SHORT PROBLEM.
Please repeat all of the listing exactly.

AVAILABLE DATA.
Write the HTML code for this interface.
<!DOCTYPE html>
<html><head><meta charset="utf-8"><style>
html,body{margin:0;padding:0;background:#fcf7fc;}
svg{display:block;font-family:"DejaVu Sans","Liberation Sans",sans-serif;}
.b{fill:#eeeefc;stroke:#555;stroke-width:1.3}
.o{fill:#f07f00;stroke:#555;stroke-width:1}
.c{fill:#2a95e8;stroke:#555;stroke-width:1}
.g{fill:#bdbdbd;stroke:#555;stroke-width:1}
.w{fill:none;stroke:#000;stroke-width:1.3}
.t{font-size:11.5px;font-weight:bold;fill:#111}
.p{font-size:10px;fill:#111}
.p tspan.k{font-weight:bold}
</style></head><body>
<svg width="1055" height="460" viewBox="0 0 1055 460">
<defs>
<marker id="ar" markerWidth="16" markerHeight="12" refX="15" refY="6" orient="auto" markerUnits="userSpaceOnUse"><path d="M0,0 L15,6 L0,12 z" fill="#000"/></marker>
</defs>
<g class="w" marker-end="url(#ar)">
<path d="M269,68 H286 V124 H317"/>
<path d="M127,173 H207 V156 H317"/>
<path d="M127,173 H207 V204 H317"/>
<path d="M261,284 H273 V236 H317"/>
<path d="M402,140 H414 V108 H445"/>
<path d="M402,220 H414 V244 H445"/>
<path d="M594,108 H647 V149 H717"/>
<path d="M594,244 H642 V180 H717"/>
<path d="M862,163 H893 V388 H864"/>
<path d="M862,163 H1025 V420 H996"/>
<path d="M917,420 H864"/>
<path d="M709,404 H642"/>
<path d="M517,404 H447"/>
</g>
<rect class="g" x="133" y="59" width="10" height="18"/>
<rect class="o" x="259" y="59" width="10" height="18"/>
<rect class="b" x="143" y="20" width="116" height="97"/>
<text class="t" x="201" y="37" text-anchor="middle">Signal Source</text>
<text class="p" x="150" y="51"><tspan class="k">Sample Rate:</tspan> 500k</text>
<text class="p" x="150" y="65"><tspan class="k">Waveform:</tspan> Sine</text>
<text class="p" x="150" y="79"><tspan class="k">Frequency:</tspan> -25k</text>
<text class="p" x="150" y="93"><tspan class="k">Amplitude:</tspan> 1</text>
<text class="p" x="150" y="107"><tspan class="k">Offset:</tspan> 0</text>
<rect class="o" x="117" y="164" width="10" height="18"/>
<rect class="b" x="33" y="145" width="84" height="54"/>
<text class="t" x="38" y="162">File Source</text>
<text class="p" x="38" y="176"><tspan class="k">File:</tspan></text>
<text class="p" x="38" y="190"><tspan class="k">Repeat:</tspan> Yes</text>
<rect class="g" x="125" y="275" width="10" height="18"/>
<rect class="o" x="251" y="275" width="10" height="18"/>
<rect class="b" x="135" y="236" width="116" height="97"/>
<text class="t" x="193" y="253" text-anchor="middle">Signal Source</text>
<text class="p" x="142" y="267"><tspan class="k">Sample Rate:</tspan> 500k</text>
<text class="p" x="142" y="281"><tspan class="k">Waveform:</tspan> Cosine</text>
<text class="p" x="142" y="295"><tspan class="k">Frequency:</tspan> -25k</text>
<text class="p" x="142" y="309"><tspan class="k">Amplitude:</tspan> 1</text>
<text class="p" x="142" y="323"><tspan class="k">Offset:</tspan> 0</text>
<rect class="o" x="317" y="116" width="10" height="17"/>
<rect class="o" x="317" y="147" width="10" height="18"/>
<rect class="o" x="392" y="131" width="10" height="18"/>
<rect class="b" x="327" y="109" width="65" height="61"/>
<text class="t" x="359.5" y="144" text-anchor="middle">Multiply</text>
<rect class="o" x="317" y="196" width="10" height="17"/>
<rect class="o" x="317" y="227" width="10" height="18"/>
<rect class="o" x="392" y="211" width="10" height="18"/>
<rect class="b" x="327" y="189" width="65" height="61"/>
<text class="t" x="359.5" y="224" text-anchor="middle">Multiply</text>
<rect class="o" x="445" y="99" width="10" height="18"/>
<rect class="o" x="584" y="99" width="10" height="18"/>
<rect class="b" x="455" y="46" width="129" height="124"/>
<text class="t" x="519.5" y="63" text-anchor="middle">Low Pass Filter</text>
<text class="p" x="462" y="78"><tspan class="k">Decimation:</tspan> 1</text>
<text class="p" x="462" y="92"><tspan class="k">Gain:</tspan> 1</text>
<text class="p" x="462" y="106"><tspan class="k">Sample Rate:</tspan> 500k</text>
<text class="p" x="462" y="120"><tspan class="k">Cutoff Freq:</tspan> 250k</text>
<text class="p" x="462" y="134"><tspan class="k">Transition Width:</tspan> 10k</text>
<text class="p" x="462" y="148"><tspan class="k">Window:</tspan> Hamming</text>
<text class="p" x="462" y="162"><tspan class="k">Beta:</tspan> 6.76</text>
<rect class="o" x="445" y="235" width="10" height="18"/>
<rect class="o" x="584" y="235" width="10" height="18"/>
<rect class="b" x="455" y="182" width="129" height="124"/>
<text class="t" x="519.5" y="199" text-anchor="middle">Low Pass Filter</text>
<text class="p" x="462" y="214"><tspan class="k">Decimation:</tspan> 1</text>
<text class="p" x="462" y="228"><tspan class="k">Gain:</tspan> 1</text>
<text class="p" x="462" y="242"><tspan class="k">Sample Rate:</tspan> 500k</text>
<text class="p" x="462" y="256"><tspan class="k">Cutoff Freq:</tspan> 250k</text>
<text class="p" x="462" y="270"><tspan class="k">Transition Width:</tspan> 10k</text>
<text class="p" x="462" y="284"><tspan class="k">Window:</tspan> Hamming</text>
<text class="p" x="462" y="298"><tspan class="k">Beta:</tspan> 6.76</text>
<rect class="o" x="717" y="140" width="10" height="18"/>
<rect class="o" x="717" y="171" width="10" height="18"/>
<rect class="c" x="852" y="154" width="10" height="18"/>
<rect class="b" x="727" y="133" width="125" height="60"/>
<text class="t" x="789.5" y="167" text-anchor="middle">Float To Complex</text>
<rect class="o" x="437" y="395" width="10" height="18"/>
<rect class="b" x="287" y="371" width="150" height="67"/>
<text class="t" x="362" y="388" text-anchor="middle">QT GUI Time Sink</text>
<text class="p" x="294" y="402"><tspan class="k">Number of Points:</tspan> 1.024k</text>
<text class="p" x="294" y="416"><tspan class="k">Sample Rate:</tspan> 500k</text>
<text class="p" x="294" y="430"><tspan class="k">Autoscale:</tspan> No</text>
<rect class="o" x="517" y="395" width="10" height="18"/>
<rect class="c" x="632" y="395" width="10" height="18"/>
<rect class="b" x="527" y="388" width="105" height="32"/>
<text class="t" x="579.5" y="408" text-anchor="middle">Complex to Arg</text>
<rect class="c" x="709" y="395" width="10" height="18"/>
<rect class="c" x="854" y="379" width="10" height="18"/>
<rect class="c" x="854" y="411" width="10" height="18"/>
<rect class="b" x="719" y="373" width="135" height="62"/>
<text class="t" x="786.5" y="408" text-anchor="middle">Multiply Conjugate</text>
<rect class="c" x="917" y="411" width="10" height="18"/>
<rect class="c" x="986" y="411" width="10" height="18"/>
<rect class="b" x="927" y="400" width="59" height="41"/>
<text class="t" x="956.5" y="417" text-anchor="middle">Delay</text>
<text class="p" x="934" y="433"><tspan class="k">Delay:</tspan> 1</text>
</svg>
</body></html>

EXERCISE SOLUTION.
Write the HTML code for this interface.
<!DOCTYPE html>
<html><head><meta charset="utf-8"><style>
html,body{margin:0;padding:0;background:#fcf7fc;}
svg{display:block;font-family:"DejaVu Sans","Liberation Sans",sans-serif;}
.b{fill:#eeeefc;stroke:#555;stroke-width:1.3}
.o{fill:#f07f00;stroke:#555;stroke-width:1}
.c{fill:#2a95e8;stroke:#555;stroke-width:1}
.g{fill:#bdbdbd;stroke:#555;stroke-width:1}
.w{fill:none;stroke:#000;stroke-width:1.3}
.t{font-size:11.5px;font-weight:bold;fill:#111}
.p{font-size:10px;fill:#111}
.p tspan.k{font-weight:bold}
</style></head><body>
<svg width="1055" height="460" viewBox="0 0 1055 460">
<defs>
<marker id="ar" markerWidth="16" markerHeight="12" refX="15" refY="6" orient="auto" markerUnits="userSpaceOnUse"><path d="M0,0 L15,6 L0,12 z" fill="#000"/></marker>
</defs>
<g class="w" marker-end="url(#ar)">
<path d="M269,68 H286 V124 H317"/>
<path d="M127,173 H207 V156 H317"/>
<path d="M127,173 H207 V204 H317"/>
<path d="M261,284 H273 V236 H317"/>
<path d="M402,140 H414 V108 H445"/>
<path d="M402,220 H414 V244 H445"/>
<path d="M594,108 H647 V149 H717"/>
<path d="M594,244 H642 V180 H717"/>
<path d="M862,163 H893 V388 H864"/>
<path d="M862,163 H1025 V420 H996"/>
<path d="M917,420 H864"/>
<path d="M709,404 H642"/>
<path d="M517,404 H447"/>
</g>
<rect class="g" x="133" y="59" width="10" height="18"/>
<rect class="o" x="259" y="59" width="10" height="18"/>
<rect class="b" x="143" y="20" width="116" height="97"/>
<text class="t" x="201" y="37" text-anchor="middle">Signal Source</text>
<text class="p" x="150" y="51"><tspan class="k">Sample Rate:</tspan> 500k</text>
<text class="p" x="150" y="65"><tspan class="k">Waveform:</tspan> Sine</text>
<text class="p" x="150" y="79"><tspan class="k">Frequency:</tspan> -25k</text>
<text class="p" x="150" y="93"><tspan class="k">Amplitude:</tspan> 1</text>
<text class="p" x="150" y="107"><tspan class="k">Offset:</tspan> 0</text>
<rect class="o" x="117" y="164" width="10" height="18"/>
<rect class="b" x="33" y="145" width="84" height="54"/>
<text class="t" x="38" y="162">File Source</text>
<text class="p" x="38" y="176"><tspan class="k">File:</tspan></text>
<text class="p" x="38" y="190"><tspan class="k">Repeat:</tspan> Yes</text>
<rect class="g" x="125" y="275" width="10" height="18"/>
<rect class="o" x="251" y="275" width="10" height="18"/>
<rect class="b" x="135" y="236" width="116" height="97"/>
<text class="t" x="193" y="253" text-anchor="middle">Signal Source</text>
<text class="p" x="142" y="267"><tspan class="k">Sample Rate:</tspan> 500k</text>
<text class="p" x="142" y="281"><tspan class="k">Waveform:</tspan> Cosine</text>
<text class="p" x="142" y="295"><tspan class="k">Frequency:</tspan> -25k</text>
<text class="p" x="142" y="309"><tspan class="k">Amplitude:</tspan> 1</text>
<text class="p" x="142" y="323"><tspan class="k">Offset:</tspan> 0</text>
<rect class="o" x="317" y="116" width="10" height="17"/>
<rect class="o" x="317" y="147" width="10" height="18"/>
<rect class="o" x="392" y="131" width="10" height="18"/>
<rect class="b" x="327" y="109" width="65" height="61"/>
<text class="t" x="359.5" y="144" text-anchor="middle">Multiply</text>
<rect class="o" x="317" y="196" width="10" height="17"/>
<rect class="o" x="317" y="227" width="10" height="18"/>
<rect class="o" x="392" y="211" width="10" height="18"/>
<rect class="b" x="327" y="189" width="65" height="61"/>
<text class="t" x="359.5" y="224" text-anchor="middle">Multiply</text>
<rect class="o" x="445" y="99" width="10" height="18"/>
<rect class="o" x="584" y="99" width="10" height="18"/>
<rect class="b" x="455" y="46" width="129" height="124"/>
<text class="t" x="519.5" y="63" text-anchor="middle">Low Pass Filter</text>
<text class="p" x="462" y="78"><tspan class="k">Decimation:</tspan> 1</text>
<text class="p" x="462" y="92"><tspan class="k">Gain:</tspan> 1</text>
<text class="p" x="462" y="106"><tspan class="k">Sample Rate:</tspan> 500k</text>
<text class="p" x="462" y="120"><tspan class="k">Cutoff Freq:</tspan> 250k</text>
<text class="p" x="462" y="134"><tspan class="k">Transition Width:</tspan> 10k</text>
<text class="p" x="462" y="148"><tspan class="k">Window:</tspan> Hamming</text>
<text class="p" x="462" y="162"><tspan class="k">Beta:</tspan> 6.76</text>
<rect class="o" x="445" y="235" width="10" height="18"/>
<rect class="o" x="584" y="235" width="10" height="18"/>
<rect class="b" x="455" y="182" width="129" height="124"/>
<text class="t" x="519.5" y="199" text-anchor="middle">Low Pass Filter</text>
<text class="p" x="462" y="214"><tspan class="k">Decimation:</tspan> 1</text>
<text class="p" x="462" y="228"><tspan class="k">Gain:</tspan> 1</text>
<text class="p" x="462" y="242"><tspan class="k">Sample Rate:</tspan> 500k</text>
<text class="p" x="462" y="256"><tspan class="k">Cutoff Freq:</tspan> 250k</text>
<text class="p" x="462" y="270"><tspan class="k">Transition Width:</tspan> 10k</text>
<text class="p" x="462" y="284"><tspan class="k">Window:</tspan> Hamming</text>
<text class="p" x="462" y="298"><tspan class="k">Beta:</tspan> 6.76</text>
<rect class="o" x="717" y="140" width="10" height="18"/>
<rect class="o" x="717" y="171" width="10" height="18"/>
<rect class="c" x="852" y="154" width="10" height="18"/>
<rect class="b" x="727" y="133" width="125" height="60"/>
<text class="t" x="789.5" y="167" text-anchor="middle">Float To Complex</text>
<rect class="o" x="437" y="395" width="10" height="18"/>
<rect class="b" x="287" y="371" width="150" height="67"/>
<text class="t" x="362" y="388" text-anchor="middle">QT GUI Time Sink</text>
<text class="p" x="294" y="402"><tspan class="k">Number of Points:</tspan> 1.024k</text>
<text class="p" x="294" y="416"><tspan class="k">Sample Rate:</tspan> 500k</text>
<text class="p" x="294" y="430"><tspan class="k">Autoscale:</tspan> No</text>
<rect class="o" x="517" y="395" width="10" height="18"/>
<rect class="c" x="632" y="395" width="10" height="18"/>
<rect class="b" x="527" y="388" width="105" height="32"/>
<text class="t" x="579.5" y="408" text-anchor="middle">Complex to Arg</text>
<rect class="c" x="709" y="395" width="10" height="18"/>
<rect class="c" x="854" y="379" width="10" height="18"/>
<rect class="c" x="854" y="411" width="10" height="18"/>
<rect class="b" x="719" y="373" width="135" height="62"/>
<text class="t" x="786.5" y="408" text-anchor="middle">Multiply Conjugate</text>
<rect class="c" x="917" y="411" width="10" height="18"/>
<rect class="c" x="986" y="411" width="10" height="18"/>
<rect class="b" x="927" y="400" width="59" height="41"/>
<text class="t" x="956.5" y="417" text-anchor="middle">Delay</text>
<text class="p" x="934" y="433"><tspan class="k">Delay:</tspan> 1</text>
</svg>
</body></html>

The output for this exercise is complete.